Municipal Government

Nurses Union to Lead Rally for Financial Tax

March 5, 2012
By Marc Bussanich, LaborPress City Reporter
 
The National Nurses United, the largest U.S. union and professional association of nurses, will be leading a rally at the G8 Summit in Chicago in May to call for the leading industrialized countries to enact a financial transaction tax on major trading by different financial institutions in order to raise the necessary revenue to sustain investments in housing, education and healthcare.

NNU has been advocating for the FTT for some time. According to Karen Higgins, Co-president and RN of the NNU, a direct result of the NNU’s activities have led to more people in and out of labor agreeing with the union that the FTT is a “reasonable place to start to make significant changes in the country.”

She said that the union’s call for the FTT enjoys wide support among different local unions. “The Greater Boston Labor Council, which represents over 90,000 members, supports the FTT.”

She noted that at one time Wall Street was taxed for financial transactions, but the tax was abandoned back in the 1960s.
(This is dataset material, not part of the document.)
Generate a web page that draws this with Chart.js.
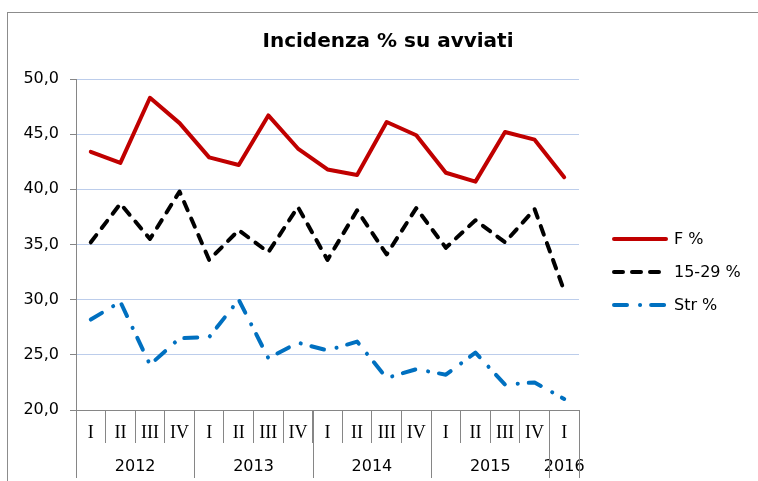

“It’s unbelievable that there’s no tax on these types of transactions, while the rest of us have to pay taxes on the things we need,” Higgins said.

The union is advocating for and calling on Congress to enact a .05 percent on the “trading of stocks, bonds, currencies, derivatives and other financial instruments that could raise $350 billion ever year.” Higgins said the revenue generated from the tax could be used to balance budgets and create jobs without relying on austerity measures to achieve fiscal health.

According to the Center for Economic and Policy Research, an independent, nonpartisan think tank, the Wall Street Trading and Speculators Tax, introduced by Senator Tom Harkin (D-IA) and Representative Peter DeFazio (D-OR), calls for a “modest 0.03 percent [FTT] on the trading of stocks, futures, bonds and credit default swaps.”

Although the Harkin and DeFazio tax would have a “minimal effect on individual 401(k) or mutual funds,” the bill would impose “substantial costs on those who are engaged in short-term trading strategies that can lead to disruptions in markets,” noted the CEPR.

The European Union is also considering enacting an FTT tax, and one already exists in the United Kingdom that raises 0.2 to 0.3 percent of GDP (the equivalent of $30 to $40 billion a year in the U.S.) based on taxing stocks alone, the CEPR reports.

But Higgins said that the union’s proposal is more robust. “Our plan would generate $350 billion annually, while the congressional proposal [Harkin and DeFazio] would raise $350 billion over ten years.”  

She also noted that the 0.5 percent, while a small percentage, “would generate a lot of money that could go towards funding programs to get people back on their feet.”